▸ Dataset section:
--------------------------------

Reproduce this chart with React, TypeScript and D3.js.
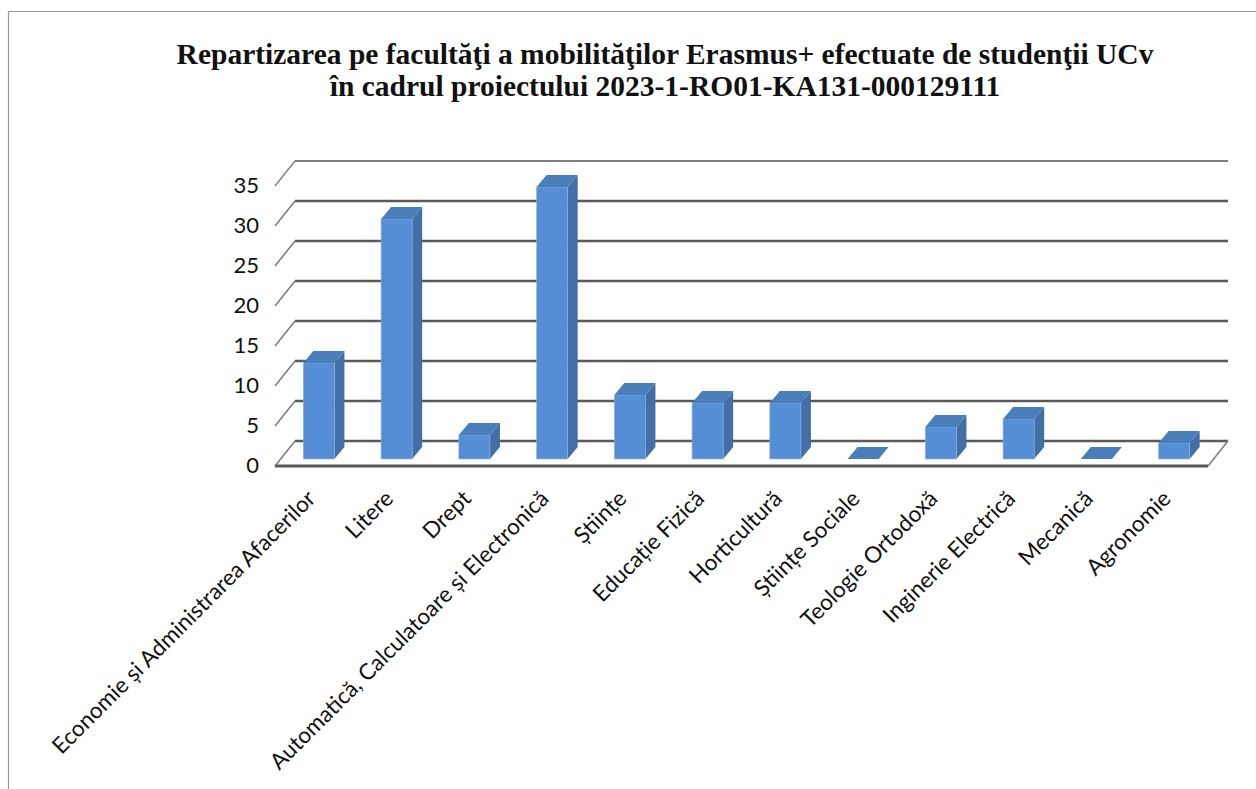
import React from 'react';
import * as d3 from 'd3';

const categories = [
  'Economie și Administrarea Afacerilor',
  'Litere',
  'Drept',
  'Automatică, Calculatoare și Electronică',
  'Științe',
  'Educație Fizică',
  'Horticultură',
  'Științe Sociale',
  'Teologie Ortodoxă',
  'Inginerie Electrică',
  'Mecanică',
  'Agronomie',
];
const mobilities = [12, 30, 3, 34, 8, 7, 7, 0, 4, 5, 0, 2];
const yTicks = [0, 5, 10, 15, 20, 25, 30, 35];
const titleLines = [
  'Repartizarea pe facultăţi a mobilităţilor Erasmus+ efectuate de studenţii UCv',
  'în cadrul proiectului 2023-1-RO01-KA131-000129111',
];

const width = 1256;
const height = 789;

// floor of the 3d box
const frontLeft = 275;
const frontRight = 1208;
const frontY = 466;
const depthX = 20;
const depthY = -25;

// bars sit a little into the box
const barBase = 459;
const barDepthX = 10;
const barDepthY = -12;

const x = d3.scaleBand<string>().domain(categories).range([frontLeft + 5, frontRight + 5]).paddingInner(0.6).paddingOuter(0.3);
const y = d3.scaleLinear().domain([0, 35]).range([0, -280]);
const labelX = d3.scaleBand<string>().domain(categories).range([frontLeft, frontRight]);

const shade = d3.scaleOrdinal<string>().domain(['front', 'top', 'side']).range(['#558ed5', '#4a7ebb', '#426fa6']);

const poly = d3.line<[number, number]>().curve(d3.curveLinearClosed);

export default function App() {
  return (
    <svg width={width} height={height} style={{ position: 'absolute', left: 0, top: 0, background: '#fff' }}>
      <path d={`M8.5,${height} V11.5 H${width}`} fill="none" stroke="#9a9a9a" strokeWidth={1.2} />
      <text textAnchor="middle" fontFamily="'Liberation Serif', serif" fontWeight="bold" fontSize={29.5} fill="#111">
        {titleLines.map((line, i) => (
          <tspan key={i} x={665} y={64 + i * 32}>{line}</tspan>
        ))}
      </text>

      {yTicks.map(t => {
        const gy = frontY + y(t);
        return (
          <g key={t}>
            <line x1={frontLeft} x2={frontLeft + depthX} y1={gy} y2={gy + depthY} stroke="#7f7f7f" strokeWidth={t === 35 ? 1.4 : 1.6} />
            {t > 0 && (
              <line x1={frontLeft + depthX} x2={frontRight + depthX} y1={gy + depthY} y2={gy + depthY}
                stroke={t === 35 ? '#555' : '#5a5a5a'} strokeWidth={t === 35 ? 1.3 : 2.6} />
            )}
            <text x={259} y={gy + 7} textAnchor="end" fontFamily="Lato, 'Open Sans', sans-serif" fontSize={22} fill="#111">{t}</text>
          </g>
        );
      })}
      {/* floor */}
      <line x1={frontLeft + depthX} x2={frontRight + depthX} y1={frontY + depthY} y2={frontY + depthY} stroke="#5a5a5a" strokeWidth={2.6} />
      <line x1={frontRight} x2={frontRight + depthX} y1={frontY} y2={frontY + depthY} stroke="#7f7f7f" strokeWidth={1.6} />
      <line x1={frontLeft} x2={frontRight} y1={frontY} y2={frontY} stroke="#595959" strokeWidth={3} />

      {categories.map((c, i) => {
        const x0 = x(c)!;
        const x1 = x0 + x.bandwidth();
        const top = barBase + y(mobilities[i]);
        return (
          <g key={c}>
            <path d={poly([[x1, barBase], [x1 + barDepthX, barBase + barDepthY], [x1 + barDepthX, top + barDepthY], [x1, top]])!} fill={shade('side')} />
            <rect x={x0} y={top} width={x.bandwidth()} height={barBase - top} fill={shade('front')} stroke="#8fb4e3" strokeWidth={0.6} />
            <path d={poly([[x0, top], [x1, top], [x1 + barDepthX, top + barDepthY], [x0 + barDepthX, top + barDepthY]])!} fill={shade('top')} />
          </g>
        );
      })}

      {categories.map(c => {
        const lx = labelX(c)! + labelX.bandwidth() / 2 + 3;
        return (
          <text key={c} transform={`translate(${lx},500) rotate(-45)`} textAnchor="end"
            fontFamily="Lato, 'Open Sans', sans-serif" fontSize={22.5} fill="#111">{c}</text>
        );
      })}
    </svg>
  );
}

--------------------------------

Make an exact copy of the lines from the top of the material through the line with "poly = d3.line<[number, number]>().curve(d3.curveLinearClosed);", pictures excluded.

Reproduce this chart with React, TypeScript and D3.js.
import React from 'react';
import * as d3 from 'd3';

const categories = [
  'Economie și Administrarea Afacerilor',
  'Litere',
  'Drept',
  'Automatică, Calculatoare și Electronică',
  'Științe',
  'Educație Fizică',
  'Horticultură',
  'Științe Sociale',
  'Teologie Ortodoxă',
  'Inginerie Electrică',
  'Mecanică',
  'Agronomie',
];
const mobilities = [12, 30, 3, 34, 8, 7, 7, 0, 4, 5, 0, 2];
const yTicks = [0, 5, 10, 15, 20, 25, 30, 35];
const titleLines = [
  'Repartizarea pe facultăţi a mobilităţilor Erasmus+ efectuate de studenţii UCv',
  'în cadrul proiectului 2023-1-RO01-KA131-000129111',
];

const width = 1256;
const height = 789;

// floor of the 3d box
const frontLeft = 275;
const frontRight = 1208;
const frontY = 466;
const depthX = 20;
const depthY = -25;

// bars sit a little into the box
const barBase = 459;
const barDepthX = 10;
const barDepthY = -12;

const x = d3.scaleBand<string>().domain(categories).range([frontLeft + 5, frontRight + 5]).paddingInner(0.6).paddingOuter(0.3);
const y = d3.scaleLinear().domain([0, 35]).range([0, -280]);
const labelX = d3.scaleBand<string>().domain(categories).range([frontLeft, frontRight]);

const shade = d3.scaleOrdinal<string>().domain(['front', 'top', 'side']).range(['#558ed5', '#4a7ebb', '#426fa6']);

const poly = d3.line<[number, number]>().curve(d3.curveLinearClosed);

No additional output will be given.